Тосканини прилетел в Палестину 20 декабря 1936 года вместе с супругой Карлой и немедленно приступил к репетициям. «По прибытии в Тель-Авив мне сразу же был оказан самый восторженный прием, – писал маэстро в письме к одной знакомой. – Казалось, будто наконец свершился приход их Мессии». Приезд Тосканини стал и впрямь выдающимся культурным событием для еврейских поселенцев, но больше всего его ждал оркестр Губермана. Еще с сентября 73 музыканта, главным образом из Польши, Германии, Австрии, Венгрии и Нидерландов, репетировали под руководством немецкого дирижера Уильяма Стайнберга, которого Губерман убедил покинуть Еврейскую культурную лигу и возглавить вместе с ним Палестинский оркестр.

На первой репетиции Тосканини без лишних слов приступил к делу. Поднявшись на подиум, он произнес: «Симфония Брамса». И началась напряженная работа. Уже после следующей репетиции маэстро покрыл музыкантов итальянскими проклятиями – о гневе Тосканини ходили легенды, во время репетиций он рвал на себе одежду, мог и разбить вдребезги платиновые часы с бриллиантами. Но оркестром Тосканини остался все-таки доволен и был благодарен Стайнбергу за проделанную работу.

И вот 26 декабря настал вечер первого концерта. Программа была очень солидной – 2-я симфония Брамса, увертюра из «Шелковой лестницы» Россини, «Неоконченная симфония» Шуберта, скерцо из «Сна в летнюю ночь» Мендельсона, чьи произведения были запрещены в Германии из-за еврейского происхождения композитора, и увертюра из «Оберона» Вебера.

В зале на территории «Торгово-промышленной выставки Ближнего Востока» в Тель-Авиве собралось 3 тысячи человек, не считая тех, кто столпился снаружи или забрался на крышу, надеясь что-нибудь услышать. Присутствовали на концерте и Хаим Вейцман, президент Всемирной сионистской организации, Давид Бен-Гурион, в то время председатель Еврейского агентства Израиля, и Голда Меир, в будущем ставшая выдающим израильским политическим деятелем. Успех был оглушительный, он повторился и на последующих концертах.

Всего Палестинский оркестр под руководством Тосканини дал 12 концертов за 18 дней, побывав в Иерусалиме, Хайфе, Каире и Александрии. Один из иерусалимских концертов транслировался по радио, и все движение в городе встало, пока люди слушали музыку дома и сидя в кафе. Из-за огромного спроса Тосканини даже открыл для публики репетиции за символическую плату.
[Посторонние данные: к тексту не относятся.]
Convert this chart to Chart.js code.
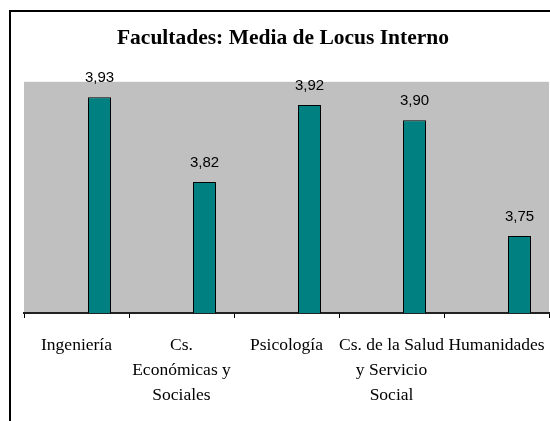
<!DOCTYPE html>
<html>
<head>
<meta charset="utf-8">
<script src="https://cdn.jsdelivr.net/npm/chart.js@4/dist/chart.umd.min.js"></script>
<style>
  html, body { margin: 0; padding: 0; background: #fff; overflow: hidden; }
  #wrap { position: relative; width: 550px; height: 421px; }
  #chart { display: block; }
  #frame { position: absolute; left: 9px; top: 10px; width: 600px; height: 500px;
           border: 2px solid #000; box-sizing: border-box; pointer-events: none; }
</style>
</head>
<body>
<div id="wrap">
  <canvas id="chart" width="550" height="421"></canvas>
  <div id="frame"></div>
</div>
<script>
var facultades = [
  "Ingeniería",
  ["Cs.", "Económicas y", "Sociales"],
  "Psicología",
  ["Cs. de la Salud", "y Servicio", "Social"],
  "Humanidades"
];
var medias = [3.93, 3.82, 3.92, 3.90, 3.75];
var vacio = [null, null, null, null, null];

// plot background + value labels
var fondo = {
  id: 'fondo',
  beforeDraw: function(chart) {
    var a = chart.chartArea, ctx = chart.ctx;
    ctx.save();
    ctx.fillStyle = '#C0C0C0';
    ctx.fillRect(a.left, a.top, a.right - a.left, a.bottom - a.top);
    ctx.restore();
  },
  afterDatasetsDraw: function(chart) {
    var ctx = chart.ctx;
    var meta = chart.getDatasetMeta(1);
    ctx.save();
    ctx.font = '15px "Liberation Sans", Arial, sans-serif';
    ctx.fillStyle = '#000';
    ctx.textAlign = 'center';
    ctx.textBaseline = 'alphabetic';
    meta.data.forEach(function(bar, i) {
      var v = medias[i];
      ctx.fillText(v.toFixed(2).replace('.', ','), bar.x, bar.y - 15);
    });
    ctx.restore();
  }
};

var ctx = document.getElementById("chart");
window.myBar = new Chart(ctx, {
  type: 'bar',
  data: {
    labels: facultades,
    datasets: [{
      data: vacio,
      backgroundColor: '#008080'
    }, {
      data: medias,
      backgroundColor: '#008080',
      borderColor: '#000',
      borderWidth: 1,
      borderSkipped: false
    }]
  },
  options: {
    responsive: false,
    animation: false,
    categoryPercentage: 0.876,
    barPercentage: 0.5,
    layout: { padding: { left: 17, right: 1, top: 0, bottom: 13 } },
    plugins: {
      legend: { display: false },
      tooltip: { enabled: false },
      title: {
        display: true,
        text: 'Facultades: Media de Locus Interno',
        color: '#000',
        font: { family: '"Liberation Serif", "Times New Roman", serif', size: 21.5, weight: 'bold', lineHeight: 1.2 },
        padding: { top: 26, bottom: 30 }
      }
    },
    scales: {
      y: {
        min: 3.65, max: 3.95,
        grid: { display: false },
        border: { display: false },
        ticks: { display: false },
        afterFit: function(s) { s.width = 7; }
      },
      x: {
        grid: { drawOnChartArea: false, drawTicks: true, tickLength: 20, color: '#000', lineWidth: 1,
                tickBorderDash: [4, 100] },
        border: { display: true, color: '#222', width: 2 },
        ticks: {
          color: '#000',
          maxRotation: 0,
          minRotation: 0,
          autoSkip: false,
          padding: 0,
          font: { family: '"Liberation Serif", "Times New Roman", serif', size: 17.5, lineHeight: 1.43 }
        }
      }
    }
  },
  plugins: [fondo]
});
</script>
</body>
</html>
Итальянский дирижер был в полном восторге от увиденного в Палестине. «С тех пор как я прибыл в Палестину, я живу в постоянной экзальтации души», – писал он в одном письме. Тосканини хотел приобщиться к еврейской жизни во всех ее аспектах. Маэстро побывал в библейских местах, посетил лекцию в Еврейском университете, но больше всего его поразили киббуцы. Тосканини с женой и Губерманом несколько раз побывали в киббуце Рамот Хашавим, основанном евреями-выходцами из Германии. «Я встретил чудесных людей среди этих евреев, выдворенных из Германии, – людей образованных, докторов, юристов, инженеров, ставших фермерами, обрабатывающими землю; там, где лишь недавно были дюны, песок, растут теперь оливковые и апельсиновые рощи», – писал маэстро. Жители киббуца подарили Тосканини участок земли, где он торжественно посадил апельсиновое дерево.

«Прямой путь»

В апреле 1938 года маэстро вновь дирижировал концертами «новорожденного» Палестинского оркестра, оставив на несколько недель специально созданный для него в США Симфонический оркестр NBC. Как раз незадолго до этого произошел аншлюс Австрии. Еще ранее, видя, что австрийский канцлер все больше идет на поводу у нацистов, Тосканини отменил свое участие в Зальцбургском фестивале, где он выступал на протяжении нескольких последних лет. На уговоры подождать с окончательным решением, пока ситуация в стране не определится, маэстро ответил немецкому дирижеру еврейского происхождения Бруно Вальтеру: «Для меня существует лишь один способ думать и действовать. Я ненавижу компромиссы. Я иду и буду идти прямым путем, который я избрал для себя в жизни».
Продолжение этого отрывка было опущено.